Starting a Business in New York

Even though New York is known to be very bureaucratic due to its extremely complex regulatory environment (onerous procedures and business licenses) and high tax burden, it does try to incentivize new business start-ups as well as business relocation. New York has approximately 1,780,000 small businesses with about 478,000 employing workers. It is also home to some of the nation’s best Universities which ultimately contribute to a highly educated and skilled workforce. The largest industries in New York include Health Services, Manufacturing, Professional Services, Education, and of course Financial Services which propel the global economy. There are many incentive programs which are available in the form of business grants, corporate income tax exemptions, tax credits, and Sales Tax Exemptions.

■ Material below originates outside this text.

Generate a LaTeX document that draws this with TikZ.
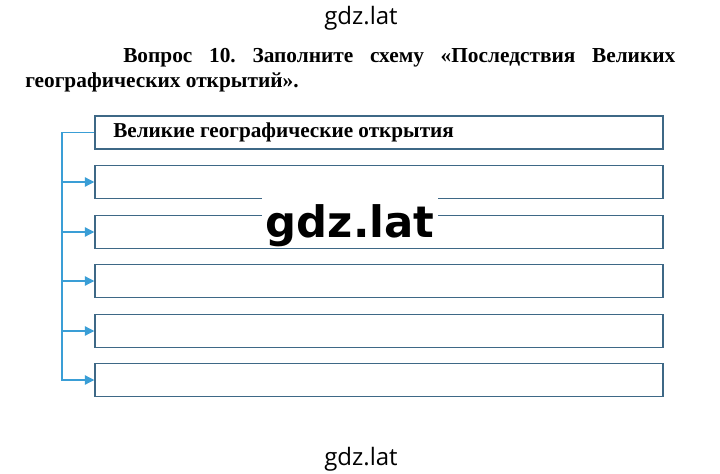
\documentclass[tikz,border=0pt]{standalone}
\usepackage{fontspec}
\setmainfont{Liberation Serif}
\newfontfamily\wmfont{Open Sans}
\newfontfamily\wmbold{DejaVu Sans}
\usetikzlibrary{arrows.meta}
\definecolor{boxblue}{RGB}{62,104,134}
\definecolor{linkblue}{RGB}{58,158,214}
\tikzset{
  answerbox/.style={draw=boxblue, line width=1.1pt, minimum width=426pt, minimum height=24.5pt, inner sep=0pt},
  link/.style={draw=linkblue, line width=0.9pt},
  linkarrow/.style={link, -{Triangle[length=7pt,width=7pt]}},
  watermark/.style={inner sep=0.75pt, font=\wmfont\fontsize{18}{20}\selectfont},
  question/.style={anchor=base west, inner sep=0pt, font=\frenchspacing\bfseries\fontsize{16}{18}\selectfont}
}
\begin{document}
\begin{tikzpicture}[x=0.75pt,y=0.75pt,yscale=-1,xscale=1]
            \useasboundingbox (0,0) rectangle (720,474);
            % Text Node
            \node [watermark] (wmtop) at (361,18) {gdz.lat};
            % Text Node
            \node [question] (q1) at (123,63) {\makebox[414pt][s]{Вопрос 10. Заполните схему «Последствия Великих}};
            % Text Node
            \node [question] (q2) at (25,88) {географических открытий».};
            %Shape: Rectangle
            \node [answerbox] (b1) at (379,132.5) {};
            \node [answerbox] (b2) at (379,182) {};
            \node [answerbox] (b3) at (379,232) {};
            \node [answerbox] (b4) at (379,281) {};
            \node [answerbox] (b5) at (379,331) {};
            \node [answerbox] (b6) at (379,380) {};
            % Text Node
            \node [anchor=base west, inner sep=0pt, font=\bfseries\fontsize{15.9}{17}\selectfont] (t1) at (113,137.5) {Великие географические открытия};
            %Lines
            \coordinate (rail) at (62,132.5);
            \draw [linkarrow] (b1.west) -- (rail) |- (b6.west);
            \foreach \k in {2,...,5} {
              \draw [linkarrow] (rail |- b\k.west) -- (b\k.west);
            }
            % Text Node
            \node [anchor=base, inner xsep=2.5pt, inner ysep=0pt, text height=30.75pt, text depth=6pt, fill=white, font=\wmbold\bfseries\fontsize{32.5}{34}\selectfont] (wmmid) at (350,237) {gdz.lat};
            % Text Node
            \node [watermark] (wmbot) at (361,459) {gdz.lat};
\end{tikzpicture}
\end{document}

Once you have completed a corporation search and established a New York company, you can register online for an Employer Identification Number. If you have decided that New York is the right place for starting a business, there are some other actions that can be taken. You can find a New York sales tax rate or pay New York sales tax, seek office space for operations, apply for business credit, and see how to get the correct Business Licenses you need. If you are looking to start a new business or expand your existing business, here are some of the incentives programs that are offered in New York:
  • New York has two entertainment tax credit programs which are the Musical and Theatrical Production Tax Credit and the Motion Picture Production Tax Credit. The Musical tax credit offers a 25% credit towards eligible production and transportation expenditures. The Motion Picture Tax Credit is given for eligible production expenditures incurred while filming movies or television shows. The credits are based off qualified production costs.
  • New York State has established a tax free zone program offered to qualified companies who are located within designated areas of certain public and private educational institutions such as universities and technical schools. Qualified start-up businesses and those that relocate to a designated area and can take a corporate income tax exemption for up to 10 years. The program offers Sales and Use Tax Exemptions against purchases of tangible personal property and certain taxable services. Employees that work for a qualified business may also receive an exemption on their personal income taxes for the first 5 years of employment.

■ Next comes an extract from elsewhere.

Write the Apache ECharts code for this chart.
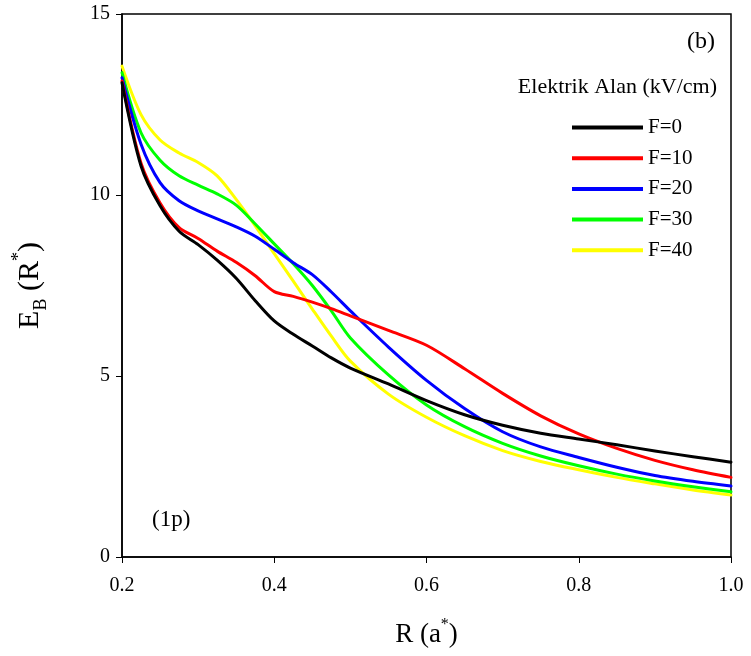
<!DOCTYPE html>
<html>
<head>
<meta charset="utf-8">
<script src="https://cdn.jsdelivr.net/npm/echarts@6/dist/echarts.min.js"></script>
<style>html,body{margin:0;padding:0;background:#fff}#c{width:751px;height:656px}</style>
</head>
<body>
<div id="c"></div>
<script>
const R   = [0.2,   0.225, 0.25,  0.275, 0.3,   0.325, 0.35,  0.375, 0.4,  0.425, 0.45, 0.475, 0.5,  0.55, 0.6,  0.65, 0.7,  0.75, 0.8,  0.85, 0.9,  0.95, 1.0];
const F0  = [13.10, 10.80, 9.70,  9.00,  8.63,  8.20,  7.70,  7.08,  6.52, 6.15,  5.83, 5.50,  5.22, 4.78, 4.32, 3.93, 3.64, 3.42, 3.26, 3.10, 2.93, 2.77, 2.62];
const F10 = [13.15, 10.88, 9.78,  9.10,  8.80,  8.45,  8.14,  7.77,  7.33, 7.20,  7.04, 6.86,  6.66, 6.26, 5.85, 5.20, 4.52, 3.90, 3.40, 3.00, 2.67, 2.41, 2.20];
const F20 = [13.24, 11.40, 10.34, 9.84,  9.56,  9.34,  9.12,  8.86,  8.50, 8.13,  7.80, 7.32,  6.80, 5.80, 4.88, 4.10, 3.46, 3.04, 2.75, 2.48, 2.25, 2.09, 1.96];
const F30 = [13.38, 11.72, 10.96, 10.53, 10.27, 10.03, 9.72,  9.20,  8.65, 8.10,  7.50, 6.80,  6.05, 5.03, 4.20, 3.60, 3.14, 2.79, 2.52, 2.29, 2.10, 1.94, 1.80];
const F40 = [13.56, 12.22, 11.52, 11.16, 10.90, 10.53, 9.88,  9.15,  8.38, 7.62,  6.85, 6.10,  5.41, 4.50, 3.86, 3.35, 2.94, 2.64, 2.41, 2.20, 2.02, 1.85, 1.71];
const seriesNames = ['F=0', 'F=10', 'F=20', 'F=30', 'F=40'];
const seriesValues = [F0, F10, F20, F30, F40];
const colors = ['#000000', '#ff0000', '#0000ff', '#00ff00', '#ffff00'];
const xTicks = [0.2, 0.4, 0.6, 0.8, 1.0];
const yTicks = [0, 5, 10, 15];

const FONT = "'Liberation Serif', 'Times New Roman', serif";
const chart = echarts.init(document.getElementById('c'), null, {renderer: 'canvas'});
chart.setOption({
  backgroundColor: '#fff',
  animation: false,
  textStyle: {fontFamily: FONT, color: '#000'},
  grid: {left: 122, right: 20, top: 14, bottom: 99, show: true, borderColor: '#000', borderWidth: 1.5, backgroundColor: 'transparent'},
  legend: {
    orient: 'vertical', left: 567, top: 112, padding: 5,
    icon: 'rect', itemWidth: 71, itemHeight: 4, itemGap: 9.7,
    data: seriesNames,
    textStyle: {fontFamily: FONT, fontSize: 21, color: '#000', lineHeight: 21}
  },
  xAxis: {
    type: 'value', min: xTicks[0], max: xTicks[xTicks.length - 1], interval: 0.2,
    name: '{a|R (a}{sup|*}{a|)}', nameLocation: 'middle', nameGap: 60,
    nameTextStyle: {fontFamily: FONT, color: '#000', rich: {
      a: {fontFamily: FONT, fontSize: 27, lineHeight: 36, color: '#000'},
      sup: {fontFamily: FONT, fontSize: 16, lineHeight: 16, verticalAlign: 'top', color: '#000'}
    }},
    axisLine: {lineStyle: {color: '#000', width: 1.5}},
    axisTick: {show: true, inside: false, length: 6, lineStyle: {color: '#000', width: 1}},
    axisLabel: {fontFamily: FONT, fontSize: 20, color: '#000', margin: 19, formatter: v => v.toFixed(1)},
    splitLine: {show: false}
  },
  yAxis: {
    type: 'value', min: yTicks[0], max: yTicks[yTicks.length - 1], interval: 5,
    name: '{a|E}{sub|B}{a| (R}{sup|*}{a|)}', nameLocation: 'middle', nameGap: 72, nameRotate: 90,
    nameTextStyle: {fontFamily: FONT, color: '#000', rich: {
      a: {fontFamily: FONT, fontSize: 30, lineHeight: 40, color: '#000'},
      sub: {fontFamily: FONT, fontSize: 18, lineHeight: 18, verticalAlign: 'bottom', color: '#000'},
      sup: {fontFamily: FONT, fontSize: 18, lineHeight: 18, verticalAlign: 'top', color: '#000'}
    }},
    axisLine: {show: true, lineStyle: {color: '#000', width: 1.5}},
    axisTick: {show: true, inside: false, length: 6, lineStyle: {color: '#000', width: 1}},
    axisLabel: {fontFamily: FONT, fontSize: 20, color: '#000', margin: 12},
    splitLine: {show: false}
  },
  graphic: [
    {type: 'text', right: 36, top: 30, style: {text: '(b)', fontFamily: FONT, fontSize: 24, fill: '#000'}},
    {type: 'text', right: 34, top: 76, style: {text: 'Elektrik Alan (kV/cm)', fontFamily: FONT, fontSize: 22, fill: '#000'}},
    {type: 'text', left: 152, top: 508, style: {text: '(1p)', fontFamily: FONT, fontSize: 23, fill: '#000'}}
  ],
  series: seriesNames.map((n, i) => ({
    name: n, type: 'line', smooth: 0.3, showSymbol: false, symbol: 'none',
    data: R.map((r, j) => [r, seriesValues[i][j]]),
    lineStyle: {color: colors[i], width: 3, cap: 'round', join: 'round'},
    itemStyle: {color: colors[i]},
    z: 10 - i
  }))
});
</script>
</body>
</html>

  • New York offers a Sales and Use Tax Exemption to companies that have a qualified data center. Exemptions are given to qualified data center equipment or services related to that equipment.

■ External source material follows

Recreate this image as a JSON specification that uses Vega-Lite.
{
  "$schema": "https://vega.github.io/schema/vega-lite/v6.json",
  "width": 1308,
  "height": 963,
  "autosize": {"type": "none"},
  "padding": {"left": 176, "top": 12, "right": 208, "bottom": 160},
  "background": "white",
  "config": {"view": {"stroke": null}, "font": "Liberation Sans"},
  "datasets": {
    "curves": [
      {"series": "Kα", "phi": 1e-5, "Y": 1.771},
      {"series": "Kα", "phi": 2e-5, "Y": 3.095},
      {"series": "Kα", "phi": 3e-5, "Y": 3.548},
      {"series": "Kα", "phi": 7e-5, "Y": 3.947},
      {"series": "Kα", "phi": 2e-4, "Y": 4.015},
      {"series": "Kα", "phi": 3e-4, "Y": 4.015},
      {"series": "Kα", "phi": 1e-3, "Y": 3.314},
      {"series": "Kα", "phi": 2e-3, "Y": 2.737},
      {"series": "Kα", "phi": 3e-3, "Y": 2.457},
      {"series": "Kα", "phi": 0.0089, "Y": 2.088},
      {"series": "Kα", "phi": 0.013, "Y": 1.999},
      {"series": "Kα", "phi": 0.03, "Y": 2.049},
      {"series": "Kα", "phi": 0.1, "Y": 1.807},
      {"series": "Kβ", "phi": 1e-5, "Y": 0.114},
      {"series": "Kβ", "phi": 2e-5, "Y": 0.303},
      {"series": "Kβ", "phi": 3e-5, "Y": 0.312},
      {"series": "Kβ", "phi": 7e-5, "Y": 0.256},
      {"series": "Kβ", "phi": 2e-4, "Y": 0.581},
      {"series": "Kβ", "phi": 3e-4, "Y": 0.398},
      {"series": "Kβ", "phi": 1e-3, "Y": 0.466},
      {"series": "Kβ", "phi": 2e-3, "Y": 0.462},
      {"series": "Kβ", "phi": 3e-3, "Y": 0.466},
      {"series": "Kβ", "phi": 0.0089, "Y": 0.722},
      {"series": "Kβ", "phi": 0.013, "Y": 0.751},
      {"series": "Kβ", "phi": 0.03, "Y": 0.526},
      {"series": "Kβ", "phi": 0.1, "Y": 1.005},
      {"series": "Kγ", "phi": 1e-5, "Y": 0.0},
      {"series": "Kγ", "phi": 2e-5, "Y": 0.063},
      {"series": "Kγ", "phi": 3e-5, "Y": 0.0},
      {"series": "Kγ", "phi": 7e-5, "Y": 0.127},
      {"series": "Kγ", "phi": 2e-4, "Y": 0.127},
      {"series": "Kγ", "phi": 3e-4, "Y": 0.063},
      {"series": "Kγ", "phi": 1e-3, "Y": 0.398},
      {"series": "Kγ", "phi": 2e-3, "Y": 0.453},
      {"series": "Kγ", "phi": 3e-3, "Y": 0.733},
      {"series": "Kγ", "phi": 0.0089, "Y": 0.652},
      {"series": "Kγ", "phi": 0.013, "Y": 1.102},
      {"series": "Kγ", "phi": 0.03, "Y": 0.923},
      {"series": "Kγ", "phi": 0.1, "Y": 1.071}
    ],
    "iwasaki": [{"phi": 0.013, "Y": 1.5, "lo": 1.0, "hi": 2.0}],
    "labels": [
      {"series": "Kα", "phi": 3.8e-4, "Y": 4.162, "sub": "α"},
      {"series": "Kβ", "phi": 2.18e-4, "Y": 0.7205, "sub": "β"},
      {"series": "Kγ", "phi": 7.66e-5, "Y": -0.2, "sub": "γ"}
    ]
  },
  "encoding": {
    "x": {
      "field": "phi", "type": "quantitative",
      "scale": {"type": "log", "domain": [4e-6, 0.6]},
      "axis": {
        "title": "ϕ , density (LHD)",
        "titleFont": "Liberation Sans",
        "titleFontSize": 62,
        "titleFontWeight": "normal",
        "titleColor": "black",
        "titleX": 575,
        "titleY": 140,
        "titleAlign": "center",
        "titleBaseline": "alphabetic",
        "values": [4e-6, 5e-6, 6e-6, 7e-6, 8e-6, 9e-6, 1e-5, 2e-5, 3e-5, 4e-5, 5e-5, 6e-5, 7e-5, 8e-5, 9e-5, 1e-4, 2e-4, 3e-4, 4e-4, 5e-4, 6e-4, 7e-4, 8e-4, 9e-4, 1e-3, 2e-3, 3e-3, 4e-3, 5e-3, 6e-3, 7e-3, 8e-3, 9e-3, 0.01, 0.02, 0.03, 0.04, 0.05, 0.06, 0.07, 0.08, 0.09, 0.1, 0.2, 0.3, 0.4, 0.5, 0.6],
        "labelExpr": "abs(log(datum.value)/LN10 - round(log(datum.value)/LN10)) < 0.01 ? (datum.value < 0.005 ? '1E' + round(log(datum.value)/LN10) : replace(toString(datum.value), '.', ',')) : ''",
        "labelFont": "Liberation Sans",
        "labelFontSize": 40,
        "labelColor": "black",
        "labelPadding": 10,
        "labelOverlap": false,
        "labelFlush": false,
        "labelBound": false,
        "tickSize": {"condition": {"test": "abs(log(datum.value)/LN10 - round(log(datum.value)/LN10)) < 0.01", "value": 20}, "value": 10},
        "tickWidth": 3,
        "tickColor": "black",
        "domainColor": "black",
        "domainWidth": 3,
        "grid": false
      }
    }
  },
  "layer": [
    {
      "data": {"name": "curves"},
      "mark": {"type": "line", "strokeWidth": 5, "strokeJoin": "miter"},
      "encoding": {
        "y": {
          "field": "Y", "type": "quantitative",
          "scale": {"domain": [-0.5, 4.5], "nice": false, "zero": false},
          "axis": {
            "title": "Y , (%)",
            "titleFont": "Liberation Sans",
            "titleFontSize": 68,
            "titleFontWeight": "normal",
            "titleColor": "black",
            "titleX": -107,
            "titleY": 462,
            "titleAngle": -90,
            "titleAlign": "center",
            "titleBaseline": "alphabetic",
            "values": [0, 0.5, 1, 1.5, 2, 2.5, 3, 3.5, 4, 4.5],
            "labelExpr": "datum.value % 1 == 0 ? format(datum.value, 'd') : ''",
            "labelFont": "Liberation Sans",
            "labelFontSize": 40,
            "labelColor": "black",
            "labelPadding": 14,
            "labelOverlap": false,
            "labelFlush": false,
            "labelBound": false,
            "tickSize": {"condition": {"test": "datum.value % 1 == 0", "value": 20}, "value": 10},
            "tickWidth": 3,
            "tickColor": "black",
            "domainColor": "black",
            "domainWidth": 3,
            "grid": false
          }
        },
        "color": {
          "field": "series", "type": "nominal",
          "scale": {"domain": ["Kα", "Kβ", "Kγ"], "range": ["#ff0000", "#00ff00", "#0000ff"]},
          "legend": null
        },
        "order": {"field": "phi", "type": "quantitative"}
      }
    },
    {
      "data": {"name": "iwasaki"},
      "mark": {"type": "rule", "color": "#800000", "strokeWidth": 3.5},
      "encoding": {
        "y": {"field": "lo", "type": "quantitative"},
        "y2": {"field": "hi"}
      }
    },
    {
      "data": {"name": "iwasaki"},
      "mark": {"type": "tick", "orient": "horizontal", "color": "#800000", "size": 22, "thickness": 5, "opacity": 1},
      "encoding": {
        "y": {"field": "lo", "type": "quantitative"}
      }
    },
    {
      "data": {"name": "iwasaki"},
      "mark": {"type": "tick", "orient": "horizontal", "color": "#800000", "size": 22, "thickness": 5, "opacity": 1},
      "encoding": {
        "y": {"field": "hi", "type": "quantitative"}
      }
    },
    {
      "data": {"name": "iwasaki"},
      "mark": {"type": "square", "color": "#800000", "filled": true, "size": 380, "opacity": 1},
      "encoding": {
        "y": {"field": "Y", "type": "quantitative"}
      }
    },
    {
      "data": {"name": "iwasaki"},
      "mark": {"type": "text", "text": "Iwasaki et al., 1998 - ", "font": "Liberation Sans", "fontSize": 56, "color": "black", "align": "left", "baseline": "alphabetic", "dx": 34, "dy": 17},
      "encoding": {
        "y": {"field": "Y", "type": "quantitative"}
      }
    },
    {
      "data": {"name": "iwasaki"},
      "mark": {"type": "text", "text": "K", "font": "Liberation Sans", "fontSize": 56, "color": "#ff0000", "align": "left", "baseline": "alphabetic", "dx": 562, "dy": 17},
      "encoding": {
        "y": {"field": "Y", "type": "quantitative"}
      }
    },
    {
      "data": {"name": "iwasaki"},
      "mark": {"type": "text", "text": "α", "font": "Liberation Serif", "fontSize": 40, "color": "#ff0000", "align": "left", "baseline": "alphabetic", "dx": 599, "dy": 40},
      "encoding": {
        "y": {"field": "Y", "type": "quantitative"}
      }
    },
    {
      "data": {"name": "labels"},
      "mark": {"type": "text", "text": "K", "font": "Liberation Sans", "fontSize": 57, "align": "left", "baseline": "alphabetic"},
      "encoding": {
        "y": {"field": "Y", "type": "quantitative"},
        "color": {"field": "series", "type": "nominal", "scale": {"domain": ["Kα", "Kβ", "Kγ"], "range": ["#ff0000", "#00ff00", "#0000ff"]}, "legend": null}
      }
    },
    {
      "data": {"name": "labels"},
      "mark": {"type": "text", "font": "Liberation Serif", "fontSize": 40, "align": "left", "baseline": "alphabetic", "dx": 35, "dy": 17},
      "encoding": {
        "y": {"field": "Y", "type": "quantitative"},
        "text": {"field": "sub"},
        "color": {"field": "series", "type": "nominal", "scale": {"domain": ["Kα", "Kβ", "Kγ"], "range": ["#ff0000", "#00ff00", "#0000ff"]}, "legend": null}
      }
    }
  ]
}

Eligible data center equipment includes:
  1. Hardware such as servers and routers
  2. Power generators
  3. Pre-written computer software
  4. Cages or racks used to house servers
  5. Climate control equipment such as air conditioning equipment used to maintain server integrity
Qualified services include any required activities used to:
  1. Repair, service, or clean real property
  2. Service, install, alter, or repair tangible equipment
  3. Protect or secure equipment such as security services
When purchasing qualified equipment or services, data center owners should use resale certificates (tax exemption certificates).
  • New York also offers additional Sales and Use Tax Exemptions to companies that are in certain industries or situations. They are given for equipment, machinery, and building materials that are used in Research & Development. Additionally, a Sales Tax Exemption is available for any energy utilities (electricity or fuel) related expenses used in the manufacturing process or Research & Development.
  • New York has workforce expansion programs designed to assist businesses that can create quality jobs. Two well-known programs are the Employee Training Program and the Workers with Disabilities Tax Credit.
  • The Employee Training Program gives a tax credit to employers that retrain, advance, or enhance their employees’ productivity. The credit is equivalent to 50% of qualified training costs per employee up to a cap of $10,000 per year.
  • The Workers with Disabilities Tax Credit is offered to businesses that create jobs for individuals with disabilities. It can be taken as a direct credit against payroll tax (up to 10 % for each new job created) or as a job training grant for ongoing skills training and education to their current workforce. Funds can be used for materials and equipment as well as other training related expenses.